Step 2: Variable - Compute the Sync Window
Add a Variable assignment:
syncStart- previous run timestamp, or 30 days ago on the first run for an initial backfill.syncEnd- the current timestamp.
Both values are passed to Shopify's updated_at_min / updated_at_max filters in the next step.
Step 3: Fetch Recently Updated Orders
Add a Connector node for the shopify connector and pick the list-orders tool. Configure:
- updated_at_min:
{{ syncStart }} - updated_at_max:
{{ syncEnd }} - status:
any(so cancelled and closed orders are included) - limit:
250(Shopify's per-page max)
Wrap the call in a Loop set to While on Shopify's cursor pagination - the response contains a next_page cursor when more pages exist. Collect all pages into a single allOrders array.
Step 4: Transform - Flatten for SQL
Shopify returns deeply nested JSON; MySQL wants flat columns. Add a Transform node that emits one row per order with the fields you actually report on:
shopify_id=order.idorder_number,email,currency,total_price,subtotal_pricecustomer_id=order.customer?.idplaced_at= ISO 8601 UTC parsed fromorder.created_atupdated_at= ISO 8601 UTC parsed fromorder.updated_atline_items_json= the full line items array serialized as a JSON column for ad-hoc queries
For complex shapes, use the json connector's pick and flatten tools or the code connector's execute-javascript for finer control.
Step 5: Upsert into MySQL
Add a Connector node for the mysql connector with the insert-rows tool. Pass the transformed rows in a single batch and set the on-duplicate behavior to update - that's what makes re-running a window safe:
INSERT INTO shopify_orders (...)
VALUES (...)
ON DUPLICATE KEY UPDATE
order_number = VALUES(order_number),
total_price = VALUES(total_price),
updated_at = VALUES(updated_at),
line_items_json = VALUES(line_items_json)

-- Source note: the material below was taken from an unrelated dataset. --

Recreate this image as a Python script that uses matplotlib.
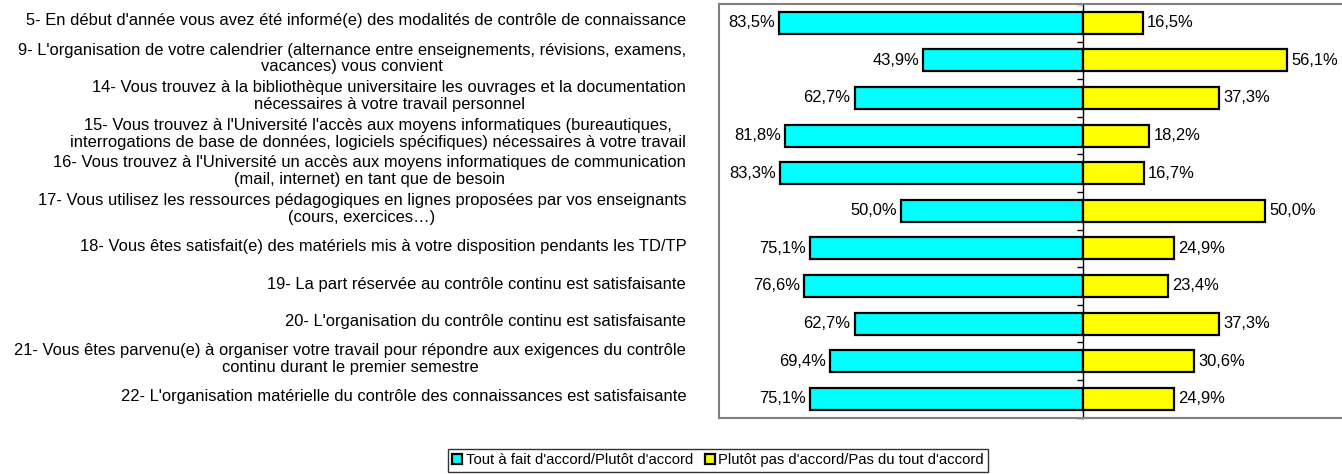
import matplotlib
matplotlib.use("Agg")
import matplotlib.pyplot as plt
import numpy as np

plt.rcParams['font.family'] = ['Liberation Sans', 'DejaVu Sans']

# questions, top to bottom
questions = [
    "5- En début d'année vous avez été informé(e) des modalités de contrôle de connaissance",
    "9- L'organisation de votre calendrier (alternance entre enseignements, révisions, examens,\nvacances) vous convient",
    "14- Vous trouvez à la bibliothèque universitaire les ouvrages et la documentation\nnécessaires à votre travail personnel",
    "15- Vous trouvez à l'Université l'accès aux moyens informatiques (bureautiques,\ninterrogations de base de données, logiciels spécifiques) nécessaires à votre travail",
    "16- Vous trouvez à l'Université un accès aux moyens informatiques de communication\n(mail, internet) en tant que de besoin",
    "17- Vous utilisez les ressources pédagogiques en lignes proposées par vos enseignants\n(cours, exercices…)",
    "18- Vous êtes satisfait(e) des matériels mis à votre disposition pendants les TD/TP",
    "19- La part réservée au contrôle continu est satisfaisante",
    "20- L'organisation du contrôle continu est satisfaisante",
    "21- Vous êtes parvenu(e) à organiser votre travail pour répondre aux exigences du contrôle\ncontinu durant le premier semestre",
    "22- L'organisation matérielle du contrôle des connaissances est satisfaisante",
]
agree = [83.5, 43.9, 62.7, 81.8, 83.3, 50.0, 75.1, 76.6, 62.7, 69.4, 75.1]
disagree = [16.5, 56.1, 37.3, 18.2, 16.7, 50.0, 24.9, 23.4, 37.3, 30.6, 24.9]
series_names = ["Tout à fait d'accord/Plutôt d'accord",
                "Plutôt pas d'accord/Pas du tout d'accord"]

FS = 11.9
LEG_FS = 10.7

def pct(v):
    return f"{v:.1f}%".replace(".", ",")

fig = plt.figure(figsize=(13.42, 4.74), dpi=100)
W, H = 1342, 474
ax = fig.add_axes([719 / W, (H - 417.6) / H, 728 / W, 413.6 / H])

y = np.arange(len(questions))
b1 = ax.barh(y, -np.array(agree), height=0.58, color='#00FFFF',
             edgecolor='black', linewidth=1.6, label=series_names[0])
b2 = ax.barh(y, disagree, height=0.58, color='#FFFF00',
             edgecolor='black', linewidth=1.6, label=series_names[1])
ax.bar_label(b1, labels=[pct(v) for v in agree], padding=3, fontsize=FS)
ax.bar_label(b2, labels=[pct(v) for v in disagree], padding=3, fontsize=FS)

ax.set_xlim(-100, 100)
ax.set_ylim(len(questions) - 0.5, -0.5)
ax.set_xticks([])
ax.set_yticks([])
for s in ['left', 'top', 'bottom', 'right']:
    ax.spines[s].set_color('#808080')
    ax.spines[s].set_linewidth(1.5)

# category labels, right aligned, lines centred
ytr = ax.get_yaxis_transform()
for i, q in enumerate(questions):
    ax.text(-0.045, i - 0.05, q, transform=ytr, ha='right', va='center',
            multialignment='center', fontsize=FS, linespacing=1.15)

# centre axis with small ticks between categories
sec = ax.secondary_yaxis(0.5)
sec.set_alignment('left')
sec.set_yticks(np.arange(len(questions) + 1) - 0.5)
sec.set_yticklabels([])
sec.tick_params(axis='y', direction='out', length=4, width=1, color='black')
sec.spines['left'].set_color('black')
sec.spines['left'].set_linewidth(1)

leg = fig.legend(handles=[b1, b2], loc='upper left',
                 bbox_to_anchor=(448 / W, 1 - 449 / H), ncol=2,
                 fontsize=LEG_FS, frameon=True, fancybox=False,
                 handlelength=0.65, handleheight=0.65, handletextpad=0.25,
                 columnspacing=0.8, borderpad=0.3, borderaxespad=0)
leg.get_frame().set_edgecolor('black')
leg.get_frame().set_linewidth(1)

fig.savefig("out.png", dpi=100)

The unique index on shopify_id is what triggers the upsert path. Insert in batches of 500 to 1000 rows for performance.
Step 6: Repeat for Products and Customers
Fan out with a Parallel node so orders, products, and customers refresh in parallel. Each branch repeats Steps 3 to 5 with the matching tool (list-products, list-customers). Each branch handles its own pagination and lands in its own MySQL table. After the parallel block, send a single slack send-message heartbeat with the row counts so you have a quick "did the sync run?" signal.
Tips
- Index
placed_at- the column reports filter on most often.shopify_idis already indexed via the unique constraint. - Store the raw JSON - keep one
raw_jsoncolumn with the full Shopify payload. When you realize later you need a field you didn't pull out, it's already there and you can backfill with a single SQL update. - Skip the loop for batches -
insert-rowscan take an array directly; you don't need a per-row loop. One bulk call is much faster.
Common Pitfalls
- API rate limits - Shopify uses a leaky bucket. If you fan out too aggressively in Step 6, you'll hit 429s. Spojit's per-node retry handles them but a tight cap (concurrency 2 or 3) is safer.
- Currency confusion -
total_priceis in the store's primary currency, not necessarily the order's presentment currency. Store bothcurrencyandpresentment_currencyif your store sells in multiple regions. - Cancelled / refunded orders - Shopify keeps these in the orders list but with status changes. Capture
cancelled_atandrefund_totalrather than filtering cancelled orders out, or your revenue numbers will be wrong. - Initial backfill is huge - a 5-year backfill can take hours and burn through API credit. Start with the last 30 days and extend incrementally.
Testing
Run the workflow with syncStart set to one hour ago. Spot-check three orders in MySQL: do shopify_id, total_price, and timestamps match what Shopify admin shows? Force a re-run on the same window and confirm row counts stay the same (the upsert path is working). Then turn the schedule on.